Skeletal animation shader, use one compiled program or multiple?

I have a skeletal animation shader in which I send all bone translations as uniform matrices to the shader.

I use a single shader program right now for multiple skeletons. This means though that if a skeleton doesn’t move then I still need to send the gpu the translation matrices since a single shader program is using uniforms for the data.

My question is is this how people typically do it? Or do others create multiple instances of the same shader so they can potentially send less data to the GPU if a skeleton isn’t moving?

Mostly I just want to know how most people use shader programs for this (one program vs multiple) so I know whether I am or am not doing something dumb here.

I think most people just use one program and change the uniforms. If this is faster than switching programs is not generally answerable, as this depends on your GPU and driver.

If you don’t have to support old OpenGL, it may be simpler and faster to keep your bones in Uniform Buffer Objects. That way the data is (hopefully) kept in GPU memory and you can reuse it as often as you want, even with different programs.

Definitely start with only one shader.

You can then do measurements to find if it is a performance problem. The test is simple, run the shader without updating the uniforms, and compare the time.

It is far from trivial, and requires a lot of experience, to guess where the performance bottlenecks are in OpenGL.

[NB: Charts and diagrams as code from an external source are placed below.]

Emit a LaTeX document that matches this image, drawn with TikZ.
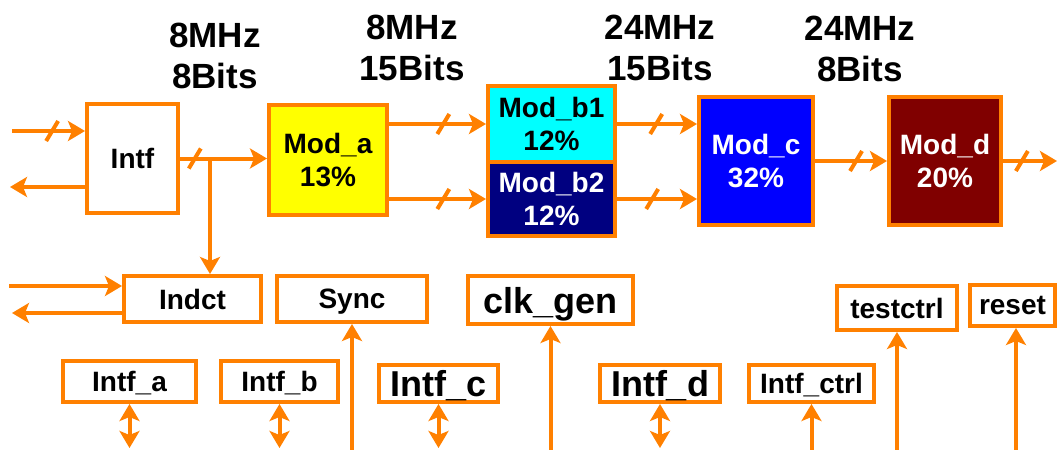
\documentclass[tikz,border=0pt]{standalone}
\usepackage{fontspec}
\setmainfont{Liberation Sans}
\usepackage{xcolor}
\usepackage{tikz}
\usetikzlibrary{arrows.meta,decorations.markings}
\definecolor{brand}{RGB}{255,128,0}
\definecolor{modyellow}{RGB}{255,255,0}
\definecolor{modcyan}{RGB}{0,255,255}
\definecolor{modnavy}{RGB}{0,0,128}
\definecolor{modblue}{RGB}{0,0,255}
\definecolor{modred}{RGB}{128,0,0}
\tikzset{blk/.style={draw=brand,line width=2pt,inner sep=0pt,align=center,text depth=0pt,
    font=\fontsize{14}{16.5}\selectfont\bfseries},
    big/.style={font=\fontsize{18}{20}\selectfont\bfseries},
    rate/.style={align=center,inner sep=0pt,
    font=\fontsize{17.5}{20.5}\selectfont\bfseries},
    wire/.style={draw=brand,line width=2pt,->},
    twoway/.style={draw=brand,line width=2pt,<->},
    bus/.style={postaction={decorate},decoration={markings,
    mark=at position #1 with {\draw[brand,line width=2pt,-] (-3pt,-5pt) -- (3pt,5pt);}}},
    >={Stealth[length=8.5pt,width=10pt,inset=2pt]}}
\begin{document}
\begin{tikzpicture}[x=0.5pt,y=-0.5pt]
            \useasboundingbox (0,0) rectangle (1057,450);
            \node[rate] (r1) at (215,56) {8MHz\\8Bits};
            \node[rate] (r2) at (412,48) {8MHz\\15Bits};
            \node[rate] (r3) at (660,47.5) {24MHz\\15Bits};
            \node[rate] (r4) at (860,49) {24MHz\\8Bits};

            \node[blk,minimum width=45.5pt,minimum height=54.5pt] (intf) at (132.5,158.5) {Intf};
            \node[blk,fill=modyellow,minimum width=59pt,minimum height=55pt] (moda) at (328,160) {Mod\_a\\13\%};
            \node[blk,fill=modcyan,minimum width=63.5pt,minimum height=38pt] (modb1) at (551.5,124) {Mod\_b1\\12\%};
            \node[blk,fill=modnavy,text=white,minimum width=63.5pt,minimum height=37pt] (modb2) at (551.5,199) {Mod\_b2\\12\%};
            \node[blk,fill=modblue,text=white,minimum width=57pt,minimum height=64pt] (modc) at (756,161) {Mod\_c\\32\%};
            \node[blk,fill=modred,text=white,minimum width=56pt,minimum height=64pt] (modd) at (945,161) {Mod\_d\\20\%};

            \node[blk,minimum width=68.5pt,minimum height=23pt] (indct) at (192.5,299) {Indct};
            \node[blk,minimum width=75pt,minimum height=23pt] (sync) at (352,299) {Sync};
            \node[blk,big,minimum width=82.5pt,minimum height=24pt] (clkgen) at (550.5,300) {clk\_gen};
            \node[blk,minimum width=60pt,minimum height=22pt] (testctrl) at (897,308) {testctrl};
            \node[blk,minimum width=42.5pt,minimum height=20.5pt] (reset) at (1012.5,305.5) {reset};

            \node[blk,minimum width=66.5pt,minimum height=20.5pt] (intfa) at (129.5,381.5) {Intf\_a};
            \node[blk,minimum width=58.5pt,minimum height=20.5pt] (intfb) at (279.5,381.5) {Intf\_b};
            \node[blk,big,minimum width=59.5pt,minimum height=18.5pt] (intfc) at (438.5,383.5) {Intf\_c};
            \node[blk,big,minimum width=60pt,minimum height=18.5pt] (intfd) at (660,383.5) {Intf\_d};
            \node[blk,minimum width=62.5pt,minimum height=18.5pt] (intfctrl) at (811.5,383.5) {Intf\_ctrl};

            \coordinate (intfin) at (12,131);
            \coordinate (intfout) at (10,187);
            \coordinate (indin) at (9,286);
            \coordinate (indout) at (12,313);
            \coordinate (tap) at (210,158.5);
            \coordinate (out) at (1057,161);
            \coordinate (bot) at (0,448);
            \coordinate (edge) at (0,450);
            \coordinate (rst) at (1016,450);

            \draw[wire,bus=0.55] (intfin) -- (intfin -| intf.west);
            \draw[wire] (intfout -| intf.west) -- (intfout);
            \draw[wire,bus=0.17] (intf.east) -- (intf.east -| moda.west);
            \draw[wire] (tap) -- (tap |- indct.north);
            \draw[wire,bus=0.56] (modb1.west -| moda.east) -- (modb1.west);
            \draw[wire,bus=0.56] (modb2.west -| moda.east) -- (modb2.west);
            \draw[wire,bus=0.49] (modb1.east) -- (modb1.east -| modc.west);
            \draw[wire,bus=0.44] (modb2.east) -- (modb2.east -| modc.west);
            \draw[wire,bus=0.57] (modc.east) -- (modd.west);
            \draw[wire,bus=0.35] (modd.east) -- (out);

            \draw[wire] (indin) -- (indin -| indct.west);
            \draw[wire] (indout -| indct.west) -- (indout);

            \draw[twoway] (intfa.south) -- (intfa.south |- bot);
            \draw[twoway] (intfb.south) -- (intfb.south |- bot);
            \draw[twoway] (intfc.south) -- (intfc.south |- bot);
            \draw[twoway] (intfd.south) -- (intfd.south |- bot);
            \draw[wire] (intfctrl.south |- edge) -- (intfctrl.south);
            \draw[wire] (sync.south |- edge) -- (sync.south);
            \draw[wire] (clkgen.south |- edge) -- (clkgen.south);
            \draw[wire] (testctrl.south |- edge) -- (testctrl.south);
            \draw[wire] (rst) -- (rst |- reset.south);
\end{tikzpicture}
\end{document}
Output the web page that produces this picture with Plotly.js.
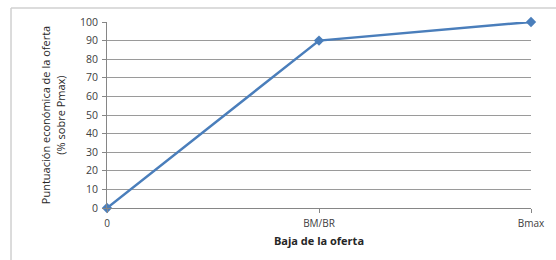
<!DOCTYPE html>
<html><head><meta charset="utf-8">
<script src="https://cdn.plot.ly/plotly-3.0.1.min.js"></script>
<style>body{margin:0;padding:0;background:#fff}#c{width:556px;height:260px}</style>
</head><body><div id="c"></div>
<script>
const categories = ["0", "BM/BR", "Bmax"];
const puntuacion = [0, 90, 100];
const yTicks = [0,10,20,30,40,50,60,70,80,90,100];

const trace = {
  x: categories, y: puntuacion, type: 'scatter', mode: 'lines+markers',
  line: {color: '#4a7ebb', width: 2.5},
  marker: {symbol: 'diamond', size: 8, color: '#4a7ebb'},
  cliponaxis: false,
  hoverinfo: 'skip'
};
const layout = {
  width: 556, height: 260,
  margin: {l: 107, r: 25, t: 22, b: 52},
  paper_bgcolor: '#fff', plot_bgcolor: '#fff',
  showlegend: false,
  font: {family: 'Open Sans, sans-serif', size: 10, color: '#404040'},
  xaxis: {
    type: 'category', range: [0, 2], showgrid: false, zeroline: false,
    showline: true, linecolor: '#868686', linewidth: 1,
    ticks: 'outside', ticklen: 4, tickcolor: '#868686', ticklabelstandoff: 2,
    tickfont: {size: 10, color: '#404040'},
    title: {text: '<b>Baja de la oferta</b>', font: {size: 11, color: '#262626'}, standoff: 8}
  },
  yaxis: {
    range: [0, 100], tickvals: yTicks, showgrid: true, gridcolor: '#9a9a9a', gridwidth: 1,
    zeroline: false, showline: true, linecolor: '#868686', linewidth: 1,
    ticks: 'outside', ticklen: 4, tickcolor: '#868686', ticklabelstandoff: 2,
    tickfont: {size: 10.5, color: '#404040'},
    title: {text: 'Puntuación económica de la oferta<br>(% sobre Pmax)', font: {size: 11, color: '#262626'}, standoff: 12}
  },
  shapes: [
    {type: 'line', xref: 'paper', yref: 'paper', x0: -0.2264, x1: 1.1, y0: 1.0753, y1: 1.0753, line: {color: '#d0d0d0', width: 1.5}},
    {type: 'line', xref: 'paper', yref: 'paper', x0: -0.2264, x1: -0.2264, y0: 1.0753, y1: -0.4, line: {color: '#d0d0d0', width: 1.5}}
  ]
};
Plotly.newPlot('c', [trace], layout, {staticPlot: true, displayModeBar: false});
</script></body></html>
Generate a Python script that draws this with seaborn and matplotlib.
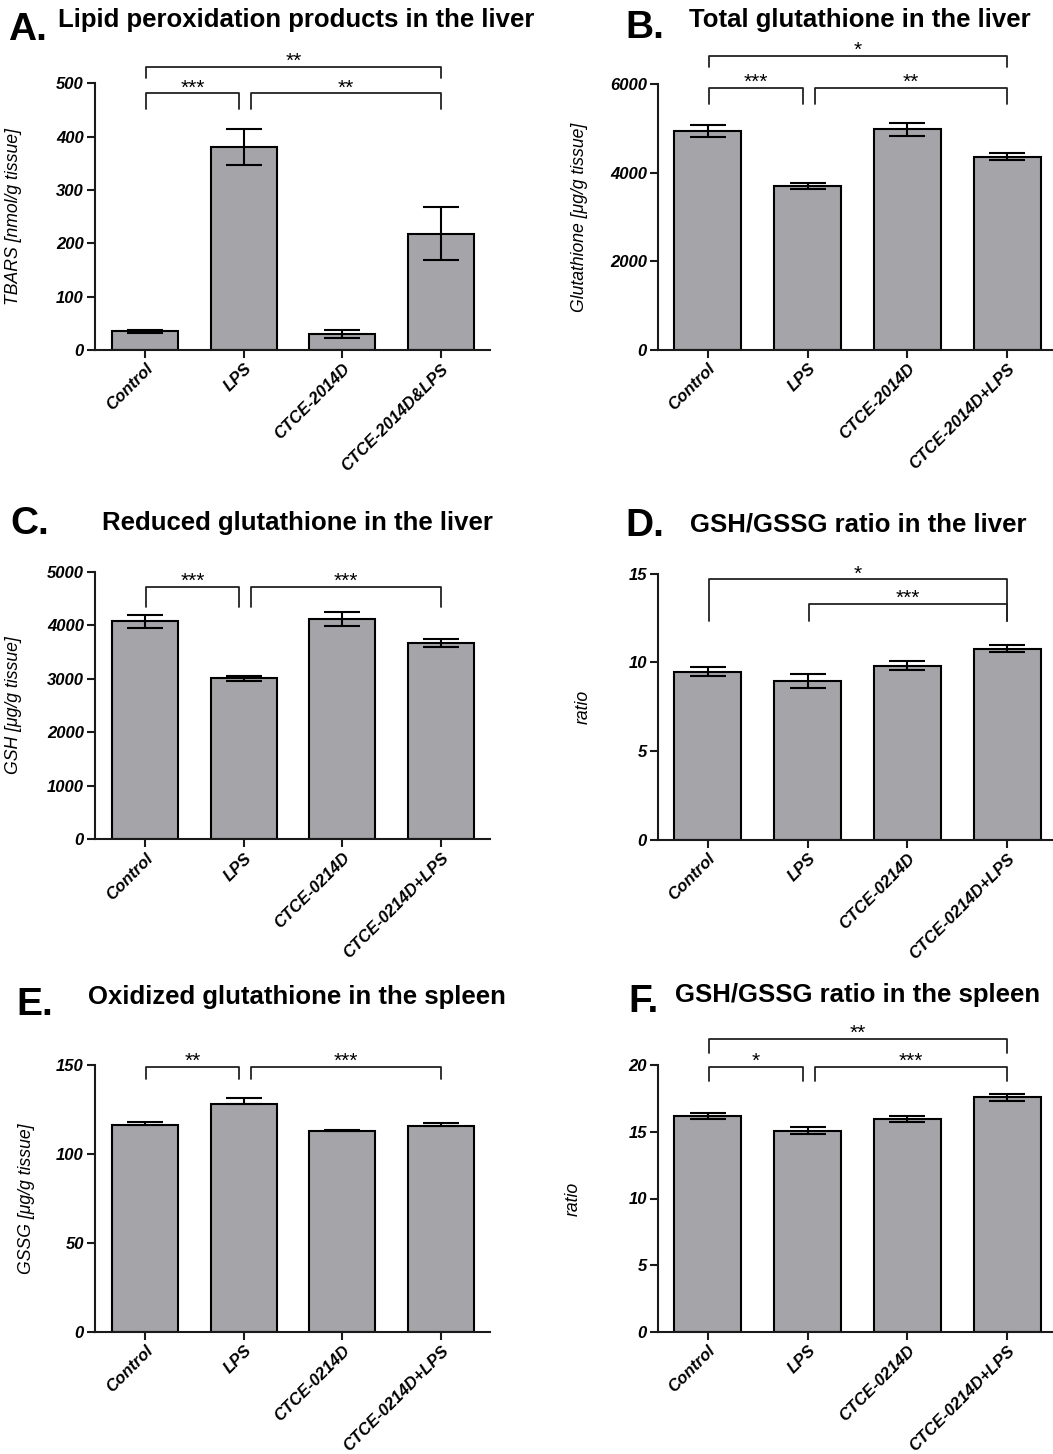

I’m unsure why your saying that. Let me ask you: At any given time, are your skeletal characters only playing back pre-modeled animation tracks (i.e. sequences of joint pose keyframes)? If so, then all this is uniform data that can be uploaded to the GPU once and left there (in textures, UBOs, etc.). There shouldn’t be any re-uploading involved (unless you’ve just got such a huge animation palette that it can’t fit on the GPU). Just re-use it (bind it for your shader to use). With that, what you then need per character instance is just the tiny amount of data needed to know where to lookup into the joint pose transform palette.

OTOH, if you are doing dynamically-generated animation using IK, physics, complex blending, etc. then you may need to upload considerably more per character depending on where you do those calculations.

But to your specific question, yeah, generally prefer fewer program changes to fewer uniform changes. Uniform changes are relatively cheap. There are a number of ways to manage that though, such as state sorting. Where you want to think about having separate programs is when you’d otherwise have a lot of divergent fragment shader code across a filled area (think “if” or “for” statements where the value of the condition is not very coherent across polygons). This can result in many of your GPU cores wasting their time in “no-op” mode.